Another mistake is staying too vague. Advice like "do your research" or "choose quality" does not help much unless you explain how. Give criteria, examples, warning signs, and decision frameworks.

A third mistake is ignoring the next step. If the article educates the reader but gives no clear path forward, the visitor may leave even if they liked the content. Every article should include a relevant, low-friction call to action that helps the reader continue the journey.

A Simple Framework For Better Conversion Quality

Think of a strong "before you buy" article as a guided decision tool. It should help the reader understand the problem, evaluate the options, avoid mistakes, and decide what to do next.

A useful structure is: first, define the decision; second, explain what matters most; third, list mistakes or red flags; fourth, show how to compare options; fifth, explain who the solution is best for; and sixth, offer a helpful next step. This structure keeps the article focused on the buyer instead of drifting into generic content.

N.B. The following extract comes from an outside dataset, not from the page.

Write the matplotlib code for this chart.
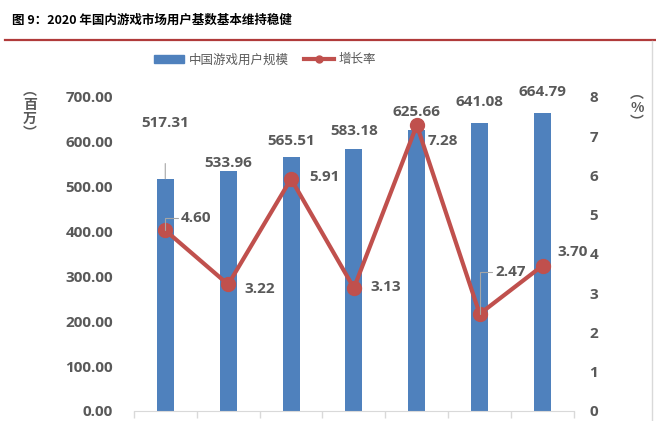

When done well, this type of article can work like a pre-sales conversation. It warms up the reader, answers objections, builds trust, and prepares them for a better interaction with your business.

The Bottom Line

"Before you buy" keywords can improve conversion quality because they attract people who are not just looking for information. They are looking for confidence. They want to understand the decision before they make it, and that gives your business a valuable opportunity to be helpful at a critical moment.

For business owners who want to grow through improved Google rankings, this is the kind of content that can do more than bring traffic. It can bring better-fit visitors, stronger leads, and more informed prospects. That is a smarter path to growth than chasing clicks that never become customers.

In the end, the best SEO strategy is not about getting everyone to your website. It is about getting the right people there and giving them a reason to trust you. "Before you buy" keywords help you do exactly that, one thoughtful search at a time.